Prolog has been a fun language to use. It's like how I thought programming computers would be before I ever programme. You tell it things (facts and rules) and then you'd ask it questions to find answers.

In natural language processing, Prolog used to be very common but much less so now with languages such as Python and Java taking a lot of attention.

But, of course, if the only tool you know is a hammer, then every problem is solved with a nail. What Prolog and other declarative languages can do is exceptional. I don't see it as the entire solution. At Roistr, we've always said that Python was our mainstay language that we use to create statistical models of text. Computational linguistics has fallen out of favour somewhat lately, but I wondered how to mix the two together.

As an introduction, Prolog can take statements and return true / yes (it's logically possible), or false / no (it's not).

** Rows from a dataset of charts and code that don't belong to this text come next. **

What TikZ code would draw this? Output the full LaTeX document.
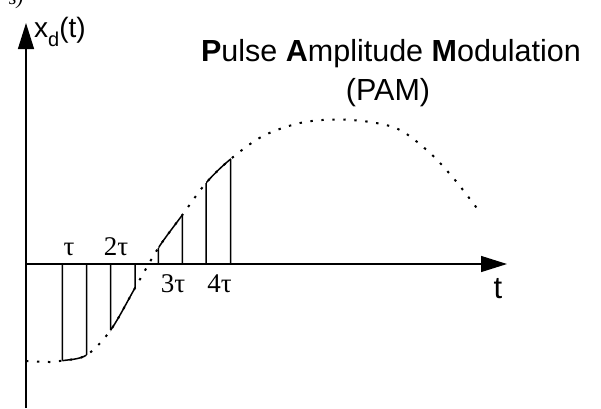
\documentclass[tikz,border=0pt]{standalone}
\usepackage{fontspec}
\setmainfont{Liberation Serif}
\newfontfamily\arialfont{Liberation Sans}
\usetikzlibrary{arrows.meta, intersections}

\tikzstyle{axis} = [line width=1.3pt, -{Triangle[length=26pt,width=16pt]}]
\tikzstyle{pulse} = [line width=1.5pt]
\tikzstyle{signal} = [line width=2pt, dash pattern=on 2.4pt off 8.6pt]
\tikzstyle{taulabel} = [font=\fontsize{27}{27}\selectfont, anchor=base, inner sep=0pt]
\tikzstyle{sanslabel} = [font=\arialfont\fontsize{30.5}{30.5}\selectfont, anchor=base, inner sep=0pt]
\tikzset{
  signalcurve/.style={insert path={plot[smooth, tension=0.55] coordinates {
    (26,361) (50,362) (62.3,360.7) (86.7,355) (110.7,330) (135,288)
    (158.3,248) (182.3,215) (206,183) (230.7,159) (263,136) (300,123)
    (335,119.5) (370,122) (400,130) (430,153) (455,180) (479,211)}}}
}

\begin{document}
\begin{tikzpicture}[x=1pt, y=-1pt]

  \useasboundingbox (0,0) rectangle (601,408);
  \clip (0,0) rectangle (601,408);

  % Axes
  \coordinate (origin) at (26,264);
  \coordinate (ybottom) at (26,408);
  \coordinate (ytip) at (26,23);
  \coordinate (xtip) at (507,264);
  \draw[axis] (ybottom) -- (ytip);
  \draw[axis] (origin) -- (xtip);

  % Sampled signal (dotted)
  \draw[signal, signalcurve];
  \path[name path=signal, signalcurve];

  % Pulses
  \foreach \i/\a/\b in {1/62.3/86.7, 2/110.7/135, 3/158.3/182.3, 4/206/230.7} {
    \path[name path=lft] (\a,0) -- (\a,408);
    \path[name path=rgt] (\b,0) -- (\b,408);
    \path[name intersections={of=signal and lft, by={topa\i}}];
    \path[name intersections={of=signal and rgt, by={topb\i}}];
    \coordinate (basea\i) at (\a,264);
    \coordinate (baseb\i) at (\b,264);
    \begin{scope}
      \clip (\a,0) rectangle (\b,408);
      \draw[pulse, signalcurve];
    \end{scope}
    \draw[pulse] (basea\i) -- (topa\i);
    \draw[pulse] (baseb\i) -- (topb\i);
  }

  % Labels
  \node[taulabel] (tau1) at (69,255) {τ};
  \node[taulabel] (tau2) at (116,255) {2τ};
  \node[taulabel] (tau3) at (173,292) {3τ};
  \node[taulabel] (tau4) at (219.5,292) {4τ};

  \node[font=\arialfont\fontsize{28}{28}\selectfont, anchor=base west, inner sep=0pt] (ylabel) at (34,37) {x\raisebox{-9pt}{\fontsize{20}{20}\selectfont d}(t)};
  \node[sanslabel, font=\arialfont\fontsize{31}{31}\selectfont] (xlabel) at (498,298) {t};

  \node[sanslabel] (title) at (391,61) {\textbf{P}ulse \textbf{A}mplitude \textbf{M}odulation};
  \node[sanslabel] (pam) at (388,100) {(PAM)};

  \node[font=\itshape\fontsize{20}{20}\selectfont, anchor=base, inner sep=0pt] (frag) at (16,4) {s)};

\end{tikzpicture}
\end{document}
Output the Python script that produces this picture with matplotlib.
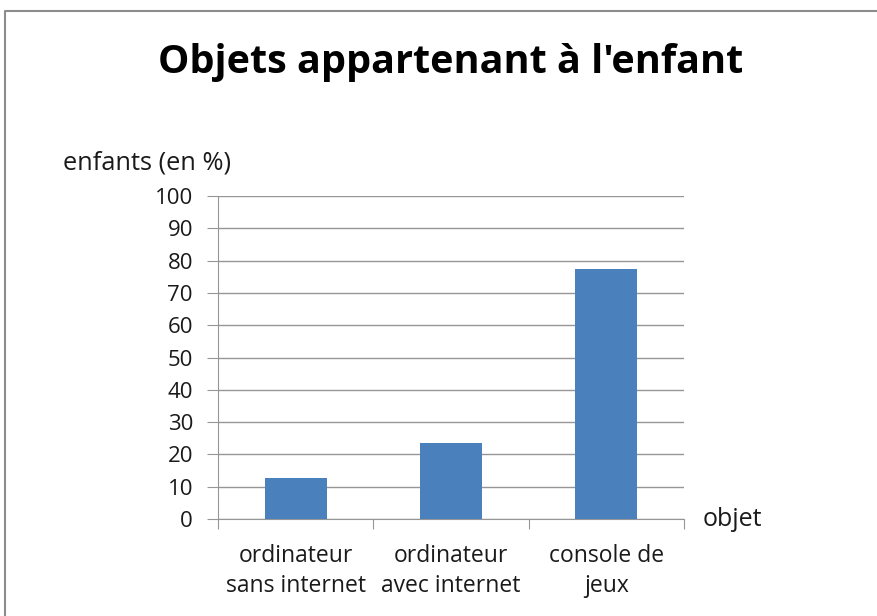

There are other returns but we can worry about those some other time.

The concern I have is that Prolog doesn't have the grey areas that naturally occur in real life. My thoughts were if we could create a Prolog engine and supply it with explicit facts and rules. Queries that rely solely upon these facts and rules would be dealt with as normal. However, it would have the ability to deal with implicit knowledge by consulting a semantic relevance engine.

So if it was give facts about the things that John owns but doesn't mention a car, the semantic relevance engine could step in and realise that 'car' is almost synonymous with the 'automobile' fact that does appear.

It could also handle unknown facts and infer rules from the semantic association the engine provides. Say it's provided with a fact about John that says he's in France. When asked if he's in Europe, it would search its explicit knowledge base which returns false, or rather more correctly unknown (because it's not explicitly stated or ruled that France is in Europe), but the engine would note the close association between the concepts, 'France' and 'Europe' and allow the program to infer a likelihood.

So let's work this into an example:

john(france).
?- john(europe).
Explicit false
Implicit 0.87 true

So the semantic relevance engine would be a back-up knowledge base to be used to provide factual knowledge and inference. It's a bit bizarre and odd to think of and needs a lot of work before the validity of this notion could be tested.